Some of us may not have been able to trust our human fathers at all. None of us could trust them completely, and that goes for my kids too. But we CAN trust our heavenly father. And the pain that comes when our human fathers fall short is evidence of the reality of God’s perfect love and trustworthiness. And when I begin to accept and understand and rest in this truth, this reality, I can set my own human father free from the grudges and whatever else I might hold against him and accept him for who he is. And in some cases, with unsafe and abusive fathers, that might mean maintaining a really strong boundary and a lot of distance. But I am set free to forgive.
So there’s one other word we need to pay attention to, and that’s the word that Matthew includes and Luke leaves out. It’s the word “Our.” “OUR Father.” In our culture we, to our own detriment, overly value and celebrate the word “MY.” My Father. My life. My job. My rights. Individualism reigns supreme in our culture. And we can come to our heavenly father as individuals and know that he welcomes us and hears us and is concerned about us. Many of the Psalms, Israel’s prayer book, are written that way. From the perspective of the individual.

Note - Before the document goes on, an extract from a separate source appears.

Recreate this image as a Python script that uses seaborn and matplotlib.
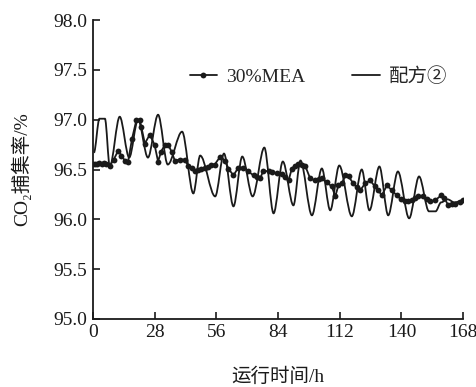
import numpy as np
import pandas as pd
import matplotlib
matplotlib.use("Agg")
import matplotlib.pyplot as plt
from matplotlib.path import Path
from matplotlib.patches import PathPatch
import seaborn as sns

# 30%MEA series (hours, capture rate %)
mea_h = [0, 1, 2, 3, 4, 5, 6, 7.7, 9.5, 11.5, 13, 14.5, 16, 17.8, 19.8, 21.3, 22, 23.6,
         25.8, 28, 29.6, 31, 32.7, 34.2, 35.7, 37.2, 39.5, 41.7, 43.2, 44.8, 46.3, 47.8,
         49.3, 50.8, 52.3, 53.8, 55.3, 57.8, 60, 61.5, 63.8, 66, 68.3, 70.6, 72.9, 74.5,
         75.9, 77.4, 79.7, 81.5, 83.5, 85.8, 87.3, 88.8, 90.3, 91.8, 93.3, 94.8, 96.3,
         98.6, 100.9, 102.4, 103.9, 106.2, 108.4, 110, 111.4, 113, 114.5, 116, 118.2,
         119.7, 121.3, 123.5, 125.8, 128, 129.5, 131.1, 133.4, 135.7, 137.9, 139.8,
         141.7, 143.2, 144.7, 146.2, 147.7, 150, 151.5, 153, 155.3, 158, 159.5, 161.3,
         163, 164.4, 166.6, 168]
mea_v = [96.56, 96.56, 96.56, 96.57, 96.56, 96.57, 96.56, 96.54, 96.60, 96.69, 96.64,
         96.59, 96.58, 96.81, 97.00, 97.00, 96.93, 96.76, 96.85, 96.75, 96.58, 96.68,
         96.75, 96.75, 96.68, 96.59, 96.60, 96.60, 96.54, 96.52, 96.48, 96.50, 96.51,
         96.52, 96.53, 96.55, 96.55, 96.63, 96.59, 96.51, 96.44, 96.52, 96.52, 96.48,
         96.44, 96.42, 96.41, 96.49, 96.48, 96.47, 96.46, 96.45, 96.42, 96.39, 96.51,
         96.54, 96.56, 96.55, 96.54, 96.41, 96.39, 96.40, 96.41, 96.37, 96.33, 96.23,
         96.34, 96.36, 96.44, 96.43, 96.36, 96.32, 96.29, 96.36, 96.39, 96.33, 96.29,
         96.24, 96.34, 96.29, 96.24, 96.20, 96.18, 96.18, 96.19, 96.21, 96.23, 96.23,
         96.20, 96.18, 96.19, 96.24, 96.21, 96.14, 96.15, 96.15, 96.17, 96.19]

# Formula 2 series (turning points of the oscillating curve)
f2_h = [0.5, 3, 5.5, 7.7, 12.2, 16.5, 20.5, 25, 29.6, 34, 40.5, 45.6, 48.7, 55.5, 59.5,
        63.8, 67.8, 72.5, 77.8, 82, 86.2, 91, 94.2, 99.4, 103.9, 107.7, 111.8, 117.5,
        122, 125.5, 130, 134, 138.4, 143.5, 148, 152.5, 155.5, 158, 161, 164, 168]
f2_v = [96.67, 97.01, 97.01, 96.53, 97.03, 96.62, 97.00, 96.62, 97.05, 96.55, 96.88,
        96.26, 96.64, 96.23, 96.66, 96.13, 96.63, 96.23, 96.72, 96.06, 96.58, 96.14,
        96.59, 96.04, 96.51, 96.09, 96.54, 96.03, 96.50, 96.09, 96.53, 96.04, 96.48,
        96.01, 96.43, 96.08, 96.08, 96.17, 96.20, 96.17, 96.19]

x_ticks = [0, 28, 56, 84, 112, 140, 168]
y_ticks = [95.0, 95.5, 96.0, 96.5, 97.0, 97.5, 98.0]
label_mea = "30%MEA"
label_f2 = "配方②"

sns.set_theme(style="ticks")
plt.rcParams['font.family'] = ['Liberation Serif', 'Noto Sans CJK SC', 'DejaVu Sans']

INK = "#1a1a1a"
fig = plt.figure(figsize=(4.76, 3.87), dpi=100)
ax = fig.add_axes([0.195, 0.176, 0.778, 0.772])

df_mea = pd.DataFrame({"h": mea_h, "v": mea_v})
df_f2 = pd.DataFrame({"h": f2_h, "v": f2_v})

sns.lineplot(data=df_mea, x="h", y="v", ax=ax, color=INK, lw=1.3,
             marker="o", markersize=4.2, markeredgewidth=0, label=label_mea,
             estimator=None)
sns.lineplot(data=df_f2, x="h", y="v", ax=ax, color=INK, lw=1.3,
             label=label_f2, estimator=None)

ax.set_xlim(0, 168)
ax.set_ylim(95.0, 98.0)
ax.set_xticks(x_ticks)
ax.set_xticklabels([str(t) for t in x_ticks])
ax.set_yticks(y_ticks)
ax.set_yticklabels([f"{t:.1f}" for t in y_ticks])
ax.tick_params(direction="in", length=5, width=1.2, labelsize=14, colors=INK, pad=4)
for s in ["top", "right"]:
    ax.spines[s].set_visible(False)
for s in ["left", "bottom"]:
    ax.spines[s].set_linewidth(1.3)
    ax.spines[s].set_color(INK)

ax.set_xlabel("运行时间/h", fontsize=14, labelpad=19, color=INK)
ax.set_ylabel("CO₂捕集率/%", fontsize=14, labelpad=16, color=INK)

leg = ax.legend(loc="center", bbox_to_anchor=(0.61, 0.812), ncol=2, frameon=False,
                fontsize=14, handlelength=1.4, handletextpad=0.5, columnspacing=2.4,
                numpoints=1)

# Render the formula-2 line as a smooth curve through its turning points
f2_line = ax.lines[1]
xs, ys = f2_line.get_xdata(), f2_line.get_ydata()
verts = [(xs[0], ys[0])]
codes = [Path.MOVETO]
for i in range(len(xs) - 1):
    dx = xs[i + 1] - xs[i]
    verts += [(xs[i] + dx * 0.33, ys[i]), (xs[i + 1] - dx * 0.33, ys[i + 1]),
              (xs[i + 1], ys[i + 1])]
    codes += [Path.CURVE4] * 3
ax.add_patch(PathPatch(Path(verts, codes), facecolor="none", edgecolor=INK,
                       lw=1.3, transform=ax.transData))
f2_line.set_visible(False)

fig.savefig("out.png", dpi=100)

But when Jesus teaches us to pray, he teaches us to use the word “Our.” “Our Father.” Even when we are alone, in our room with the door shut, we are a part of a family – God’s family. And we have brothers and sisters who are in need. We have brothers and sisters filled with joy, and we have brothers and sisters filled with grief and pain and fear. And we come to God with gratitude for the joy, and with empathy for those in pain. As followers of Christ, we never stand alone. And we never pray alone, even when we’re physically alone in a room somewhere.
Funny thing about families. They’re all dysfunctional. Some are mostly dysfunctional, but they’re all at least a little bit dysfunctional. And while its still here on earth, a part of this fallen creation, the family of God is no different. And our tendency as the family of God, just as it is with our human family, is to go storming off and slam the door and stay away for a week, or a month, or a year. Or forever. But that isn’t what God wants for his family. That’s why, in Colossians 3:13 we read, “bearing with one another and, if one has a complaint against another, forgiving each other; as the Lord has forgiven you, so you also must forgive.” And again in Ephesians 4:2, “with all humility and gentleness, with patience, bearing with one another in love …” I love that, because it’s basically God saying to his children, “You might not always LIKE each other, but you will always LOVE each other. So put up with each other if you have to, apologize when you need to, even if you don’t think you did anything wrong.” Why? Because he is OUR Father, and that makes us brothers and sisters, whether we like it or not. Let us pray.
[i] Johann Christoph Arnold, Cries From The Heart, chapter 9.